After forty-five minutes of chasing what he assumed was a robot, Ben is getting exhausted, but takes a running start at him...and misses, landing in the lake! He thinks he's got enough air to last him, until Fixit "heimlich's" the air out of him, nearly drowning him. Barely getting to shore, Ben asks how he got there so fast, and Fixit finally speaks to him: "I jumped." Realization dawns as Ben recognizes the voice, that he thought was dead and gone! 

 Doom is impressed with Fixit's win, or at least pretends to be; and assumes he can count on his support when the time comes to retake Latveria. Which might've been the plan, but FF writer Steve Englehart ended up burning that plot in a dream sequence in FF #330! Still, Doom doesn't offer Fixit a ride back to Vegas, so he's going to have to jump--except, he happens to pass the site of Avengers Mansion, which was more-or-less demolished at the time. Oh, well, not his problem--except, the Beast is there, called in on a major emergency that's called in the reserves. Worse for Fixit, the Beast realizes who he is, and quickly blackmails him into helping out: to be continued in Avengers Annual #17! Pretty good planning there.

3 comments:

Mr. Morbid's House Of Fun said...

That Nightcrawler comment sure is random as hell. Yeah I'd like to know what beef Peter David's version of the Thing has with Kurt. Maybe he didn't care for the food Kurt brought at that year's Secret Wars BBQ, idk.

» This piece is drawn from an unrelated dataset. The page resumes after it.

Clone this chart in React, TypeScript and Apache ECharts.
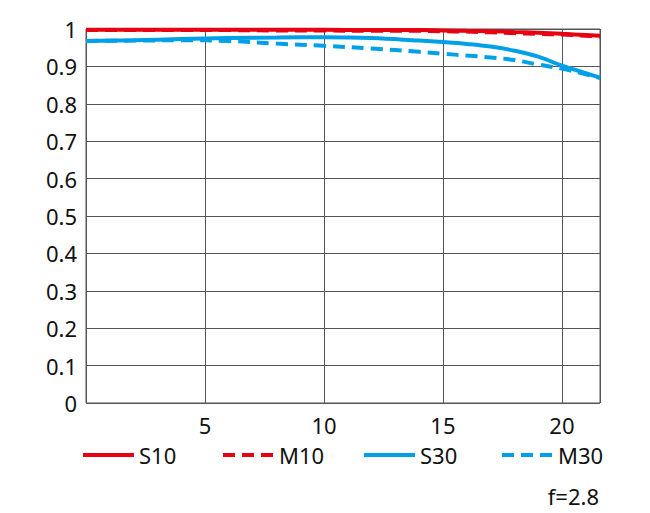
import React, { useEffect, useRef } from "react";
import * as echarts from "echarts";

const xValues = [0, 2, 4, 6, 8, 10, 12, 14, 15, 16, 17, 18, 19, 20, 21, 21.6];
const s10 = [0.998, 0.998, 0.998, 0.998, 0.998, 0.998, 0.997, 0.997, 0.996, 0.995, 0.994, 0.992, 0.99, 0.987, 0.984, 0.982];
const m10 = [0.997, 0.997, 0.997, 0.997, 0.996, 0.996, 0.995, 0.995, 0.994, 0.993, 0.991, 0.989, 0.987, 0.985, 0.982, 0.98];
const s30 = [0.968, 0.97, 0.973, 0.976, 0.977, 0.978, 0.976, 0.969, 0.965, 0.96, 0.953, 0.942, 0.926, 0.902, 0.882, 0.87];
const m30 = [0.968, 0.969, 0.97, 0.968, 0.961, 0.955, 0.948, 0.939, 0.934, 0.929, 0.924, 0.917, 0.905, 0.894, 0.879, 0.869];
const seriesNames = ["S10", "M10", "S30", "M30"];
const seriesValues = [s10, m10, s30, m30];
const xTicks = [5, 10, 15, 20];
const fNumber = "f=2.8";

const RED = "#e60012";
const BLUE = "#00a0e9";
const FONT = "'Noto Sans', 'Open Sans', sans-serif";

export default function App() {
  const ref = useRef<HTMLDivElement>(null);
  useEffect(() => {
    if (!ref.current) return;
    const chart = echarts.init(ref.current, null, { renderer: "svg" });
    const colors = [RED, RED, BLUE, BLUE];
    const dashed = [false, true, false, true];
    const legendLefts = [81, 221, 362, 500];
    chart.setOption({
      animation: false,
      textStyle: { fontFamily: FONT },
      grid: {
        left: 86,
        right: 50,
        top: 29,
        bottom: 110,
        show: true,
        borderColor: "#555",
        borderWidth: 1,
      },
      xAxis: {
        type: "value",
        min: 0,
        max: 21.6,
        interval: 5,
        axisLine: { show: false },
        axisTick: { show: false },
        splitLine: { show: true, lineStyle: { color: "#555", width: 1 } },
        axisLabel: {
          margin: 11,
          fontSize: 22,
          color: "#111",
          fontFamily: FONT,
          showMinLabel: false,
          showMaxLabel: false,
          formatter: (v: number) => (xTicks.indexOf(v) >= 0 ? String(v) : ""),
        },
      },
      yAxis: {
        type: "value",
        min: 0,
        max: 1,
        interval: 0.1,
        axisLine: { show: false },
        axisTick: { show: false },
        splitLine: { show: true, lineStyle: { color: "#555", width: 1 } },
        axisLabel: {
          margin: 9,
          fontSize: 22,
          color: "#111",
          fontFamily: FONT,
          formatter: (v: number) => {
            const r = Math.round(v * 10) / 10;
            if (r === 0) return "0";
            if (r === 1) return "1";
            return r.toFixed(1);
          },
        },
      },
      legend: seriesNames.map((n, i) => ({
        data: [n],
        left: legendLefts[i],
        top: 444,
        padding: 0,
        itemWidth: 51,
        itemHeight: 14,
        itemStyle: { opacity: 0, borderWidth: 0 },
        lineStyle: { width: 4, color: colors[i], type: dashed[i] ? [12, 7] : "solid" },
        textStyle: { fontSize: 22, color: "#111", fontFamily: FONT, padding: [0, 0, 0, 0] },
      })),
      graphic: [
        {
          type: "text",
          right: 51,
          top: 485,
          style: { text: fNumber, fontSize: 22, fill: "#111", fontFamily: FONT },
        },
      ],
      series: seriesNames.map((n, i) => ({
        name: n,
        type: "line",
        data: xValues.map((x, j) => [x, seriesValues[i][j]]),
        smooth: 0.4,
        symbol: "none",
        clip: false,
        lineStyle: { color: colors[i], width: 4, type: dashed[i] ? [12, 7] : "solid" },
        itemStyle: { color: colors[i] },
      })),
    });
    return () => chart.dispose();
  }, []);
  return (
    <div
      ref={ref}
      style={{ position: "fixed", left: 0, top: 0, width: 650, height: 513, background: "#fff" }}
    />
  );
}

Definitely miss Jeff Perves, as he's long since left the industry. It took me awhile to get used to his rough style, but it seemed to work for the Hulk book. Shame he didn't stick around a little longer.

I liked certain issues of Englehart's run, like some of the beginning, then the middle with the unofficial threequel to Secret Wars with Doom & the Molecule Man, then the bizarre Dream versions of the FF, which was definitely Englehart's way of giving the middle finger to the powers that be at the time. Personally I enjoyed the dream sequences though. Damn shame that's all we got of those potential storylines tho.

H said...

Say what you will about Englehart's run, but he actually did something different with it and meant it. For my money, the best post-classic run is Roger Stern's, even though it was pretty short. That's not too unusual though.

Mr. Morbid's House Of Fun said...

@H: He did & editorial didn't like it, especially since it didn't feature the classic FF, thus why he eventually got removed/quit.